The Crossing
Plot
A vengeful bride-to-be loses her husband moments before their wedding. A series of random killings ending lovers' future plans for happiness follows.
Overall Series Review
Categorical Breakdown
The plot summary provides no information regarding the race or immutable characteristics of the killer or her victims. Character motivations are driven by personal loss and subsequent vengeance, not by intersectional hierarchy or lectures on systemic oppression. Casting appears to be colorblind without political lecturing.

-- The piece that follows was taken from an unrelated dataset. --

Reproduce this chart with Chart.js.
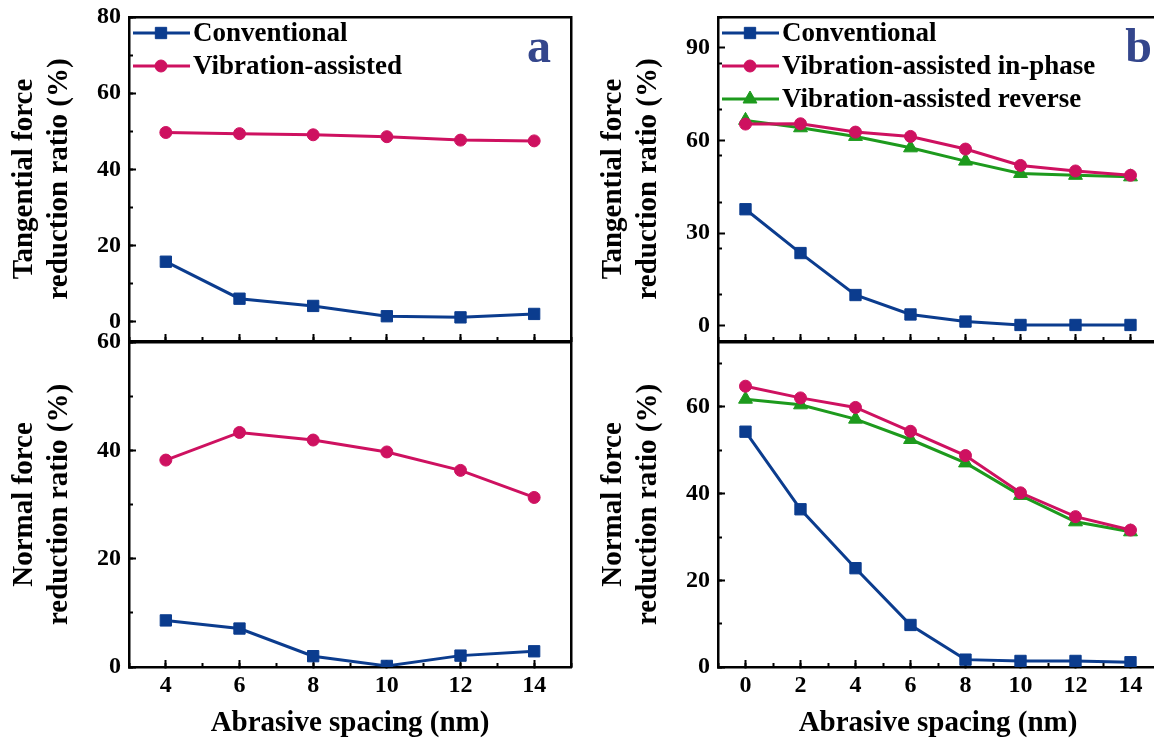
<!DOCTYPE html>
<html>
<head>
<meta charset="utf-8">
<script src="https://cdn.jsdelivr.net/npm/chart.js@4.4.1/dist/chart.umd.min.js"></script>
<style>
  html, body { margin: 0; padding: 0; background: #fff; overflow: hidden; }
  #wrap { position: relative; width: 1154px; height: 744px; overflow: hidden; }
  canvas { position: absolute; }
</style>
</head>
<body>
<div id="wrap">
  <canvas id="aTop" width="600" height="350" style="left:0px;top:0px"></canvas>
  <canvas id="aBottom" width="600" height="419" style="left:0px;top:325px"></canvas>
  <canvas id="bTop" width="600" height="350" style="left:589px;top:0px"></canvas>
  <canvas id="bBottom" width="600" height="419" style="left:589px;top:325px"></canvas>
</div>
<script>
// panel a
const spacingA = [4, 6, 8, 10, 12, 14];
const tangentialConvA = [15.8, 6.1, 4.2, 1.5, 1.2, 2.1];
const tangentialVibA = [49.7, 49.4, 49.1, 48.6, 47.7, 47.5];
const normalConvA = [8.6, 7.1, 2.0, 0.2, 2.1, 2.9];
const normalVibA = [38.2, 43.3, 41.9, 39.7, 36.3, 31.3];

// panel b
const spacingB = [0, 2, 4, 6, 8, 10, 12, 14];
const tangentialConvB = [37.7, 23.5, 9.9, 3.6, 1.3, 0.2, 0.2, 0.2];
const tangentialInPhaseB = [65.3, 65.4, 62.7, 61.3, 57.2, 51.9, 50.1, 48.7];
const tangentialReverseB = [66.5, 64.1, 61.3, 57.6, 53.3, 49.3, 48.7, 48.2];
const normalConvB = [54.3, 36.4, 22.8, 9.7, 1.7, 1.4, 1.4, 1.1];
const normalInPhaseB = [64.8, 62.1, 59.9, 54.4, 48.8, 40.2, 34.7, 31.6];
const normalReverseB = [61.8, 60.5, 57.2, 52.5, 47.1, 39.6, 33.5, 31.2];

// tick labels
const xTicksA = [4, 6, 8, 10, 12, 14];
const xTicksB = [0, 2, 4, 6, 8, 10, 12, 14];
const yTicksATop = [0, 20, 40, 60, 80];
const yTicksABottom = [0, 20, 40, 60];
const yTicksBTop = [0, 30, 60, 90];
const yTicksBBottom = [0, 20, 40, 60];

const BLUE = '#0B3C8E';
const PINK = '#CE1160';
const GREEN = '#1D9A1D';
const FONT = '"Liberation Serif", "Times New Roman", serif';

Chart.defaults.font.family = FONT;
Chart.defaults.font.weight = 'bold';
Chart.defaults.color = '#000';

function series(label, xs, ys, color, style, radius) {
  return {
    label: label,
    data: xs.map((x, i) => ({ x: x, y: ys[i] })),
    borderColor: color,
    backgroundColor: color,
    borderWidth: 3,
    pointStyle: style,
    pointRadius: radius,
    pointBorderWidth: 1,
    pointBackgroundColor: color,
    pointBorderColor: color,
    tension: 0
  };
}

// legend drawn Origin-style (line with marker), plus panel letter
const decorPlugin = {
  id: 'decor',
  afterDraw(chart, args, opts) {
    const ctx = chart.ctx;
    const area = chart.chartArea;
    ctx.save();
    if (opts.legend) {
      chart.data.datasets.forEach((ds, i) => {
        const y = area.top + 16 + i * 33;
        const x0 = area.left + 4;
        ctx.strokeStyle = ds.borderColor;
        ctx.lineWidth = 3;
        ctx.beginPath();
        ctx.moveTo(x0, y);
        ctx.lineTo(x0 + 57, y);
        ctx.stroke();
        ctx.fillStyle = ds.borderColor;
        ctx.strokeStyle = ds.borderColor;
        ctx.lineWidth = 1;
        Chart.helpers.drawPoint(ctx, { pointStyle: ds.pointStyle, radius: ds.pointRadius, rotation: 0, borderWidth: 1 }, x0 + 28, y);
        ctx.fillStyle = '#000';
        ctx.font = 'bold 27px ' + FONT;
        ctx.textAlign = 'left';
        ctx.textBaseline = 'middle';
        ctx.fillText(ds.label, area.left + 64, y + 1);
      });
    }
    if (opts.letter) {
      ctx.fillStyle = '#34468C';
      ctx.font = 'bold 48px ' + FONT;
      ctx.textAlign = 'right';
      ctx.textBaseline = 'alphabetic';
      ctx.fillText(opts.letter, area.right - opts.letterInset, area.top + 45);
    }
    ctx.restore();
  }
};

function frameAxis(pos, min, max) {
  return {
    type: 'linear', position: pos, min: min, max: max,
    ticks: { display: false },
    grid: { display: true, drawOnChartArea: false, drawTicks: false },
    border: { display: true, color: '#000', width: 2.5 },
    afterFit: s => {
      if (s.isHorizontal()) s.height = 0; else s.width = 0;
      s.paddingTop = s.paddingBottom = s.paddingLeft = s.paddingRight = 0;
    }
  };
}

function makePanel(id, p) {
  const xAxisHeight = p.canvasH - p.padTop - p.plotH;
  return new Chart(document.getElementById(id), {
    type: 'line',
    data: { datasets: p.datasets },
    plugins: [decorPlugin],
    options: {
      responsive: false,
      animation: false,
      devicePixelRatio: 1,
      layout: { padding: { left: 0, top: p.padTop, right: p.padRight, bottom: 0 } },
      plugins: {
        legend: { display: false },
        tooltip: { enabled: false },
        decor: { legend: p.legend, letter: p.letter, letterInset: p.letterInset }
      },
      scales: {
        x: {
          type: 'linear', position: 'bottom', min: p.xMin, max: p.xMax, weight: 0,
          afterBuildTicks: s => { s.ticks = p.xTicks.map(v => ({ value: v })); },
          afterFit: s => { s.height = xAxisHeight; s.paddingLeft = s.paddingRight = 0; },
          grid: { drawOnChartArea: false, tickLength: -7, tickWidth: 2, tickColor: '#000' },
          border: { display: true, color: '#000', width: 2.5 },
          ticks: { display: p.showX, padding: 11.5, font: { size: 24, weight: 'bold' } },
          title: { display: p.showX, text: 'Abrasive spacing (nm)', font: { size: 29, weight: 'bold' }, padding: { top: 0, bottom: 3 } }
        },
        xMinor: {
          type: 'linear', position: 'bottom', min: p.xMin, max: p.xMax, weight: -1,
          ticks: { display: false, stepSize: 1, includeBounds: false },
          grid: { drawOnChartArea: false, tickLength: -4, tickWidth: 2, tickColor: '#000' },
          border: { display: false },
          afterFit: s => { s.height = 0; s.paddingLeft = s.paddingRight = 0; }
        },
        xTop: frameAxis('top', p.xMin, p.xMax),
        y: {
          type: 'linear', position: 'left', min: p.yMin, max: p.yMax, weight: 0,
          afterBuildTicks: s => { s.ticks = p.yTicks.map(v => ({ value: v })); },
          afterFit: s => { s.width = 129; s.paddingTop = s.paddingBottom = 0; },
          grid: { drawOnChartArea: false, tickLength: -7, tickWidth: 2, tickColor: '#000' },
          border: { display: true, color: '#000', width: 2.5 },
          ticks: { padding: 15, font: { size: 24, weight: 'bold' } },
          title: { display: true, text: p.yTitle, font: { size: 29, weight: 'bold', lineHeight: 1.2 }, padding: { top: 7, bottom: 0 } }
        },
        yMinor: {
          type: 'linear', position: 'left', min: p.yMin, max: p.yMax, weight: -1,
          ticks: { display: false, stepSize: p.yMinorStep, includeBounds: false },
          grid: { drawOnChartArea: false, tickLength: -4, tickWidth: 2, tickColor: '#000' },
          border: { display: false },
          afterFit: s => { s.width = 0; s.paddingTop = s.paddingBottom = 0; }
        },
        yRight: frameAxis('right', p.yMin, p.yMax)
      }
    }
  });
}

makePanel('aTop', {
  datasets: [
    series('Conventional', spacingA, tangentialConvA, BLUE, 'rect', 8),
    series('Vibration-assisted', spacingA, tangentialVibA, PINK, 'circle', 6)
  ],
  xMin: 3, xMax: 15, xTicks: xTicksA, showX: false,
  yMin: -5, yMax: 80, yTicks: yTicksATop, yMinorStep: 10,
  yTitle: ['Tangential force', 'reduction ratio (%)'],
  canvasH: 350, padTop: 17, plotH: 325, padRight: 29,
  legend: true, letter: 'a', letterInset: 20
});

makePanel('aBottom', {
  datasets: [
    series('Conventional', spacingA, normalConvA, BLUE, 'rect', 8),
    series('Vibration-assisted', spacingA, normalVibA, PINK, 'circle', 6)
  ],
  xMin: 3, xMax: 15, xTicks: xTicksA, showX: true,
  yMin: 0, yMax: 60, yTicks: yTicksABottom, yMinorStep: 10,
  yTitle: ['Normal force', 'reduction ratio (%)'],
  canvasH: 419, padTop: 17, plotH: 325, padRight: 29,
  legend: false, letter: null
});

makePanel('bTop', {
  datasets: [
    series('Conventional', spacingB, tangentialConvB, BLUE, 'rect', 8),
    series('Vibration-assisted in-phase', spacingB, tangentialInPhaseB, PINK, 'circle', 6),
    series('Vibration-assisted reverse', spacingB, tangentialReverseB, GREEN, 'triangle', 8)
  ],
  xMin: -1, xMax: 15, xTicks: xTicksB, showX: false,
  yMin: -5, yMax: 100, yTicks: yTicksBTop, yMinorStep: 15,
  yTitle: ['Tangential force', 'reduction ratio (%)'],
  canvasH: 350, padTop: 17, plotH: 325, padRight: 31,
  legend: true, letter: 'b', letterInset: 6
});

makePanel('bBottom', {
  datasets: [
    series('Conventional', spacingB, normalConvB, BLUE, 'rect', 8),
    series('Vibration-assisted in-phase', spacingB, normalInPhaseB, PINK, 'circle', 6),
    series('Vibration-assisted reverse', spacingB, normalReverseB, GREEN, 'triangle', 8)
  ],
  xMin: -1, xMax: 15, xTicks: xTicksB, showX: true,
  yMin: 0, yMax: 75, yTicks: yTicksBBottom, yMinorStep: 10,
  yTitle: ['Normal force', 'reduction ratio (%)'],
  canvasH: 419, padTop: 17, plotH: 325, padRight: 31,
  legend: false, letter: null
});
</script>
</body>
</html>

There is no content in the core plot involving hostility toward Western civilization, one's home, or ancestors. The action is a localized crime spree driven by personal psychosis rather than an indictment of societal systems or a spiritual preference for external cultures.
The central narrative is a pure manifestation of an anti-natalist/anti-family motif. The female lead, driven by rage over a failed commitment, dedicates herself to destroying the happiness of other couples with 'future plans.' This portrays the desire for a traditional family as a magnet for homicidal female violence, framing traditional female fulfillment (marriage) as a source of madness and destruction. The central, empowered figure is a murderous ‘Girl Boss’ focused on abolishing domestic bliss.
The victims are described generally as 'lovers' with 'future plans for happiness,' a broad description that does not explicitly center alternative sexualities. The focus of the killer’s rage is the institution of committed pairing itself, which is a generalized attack, not a targeted deconstruction of the nuclear family via gender ideology.
No content or commentary is available to indicate a hostile stance toward religion, specifically Christianity. The killer's actions appear to be purely psychological and personal, not ideologically or religiously motivated. The narrative focuses on mortal vengeance rather than a discussion of objective moral truth or its absence.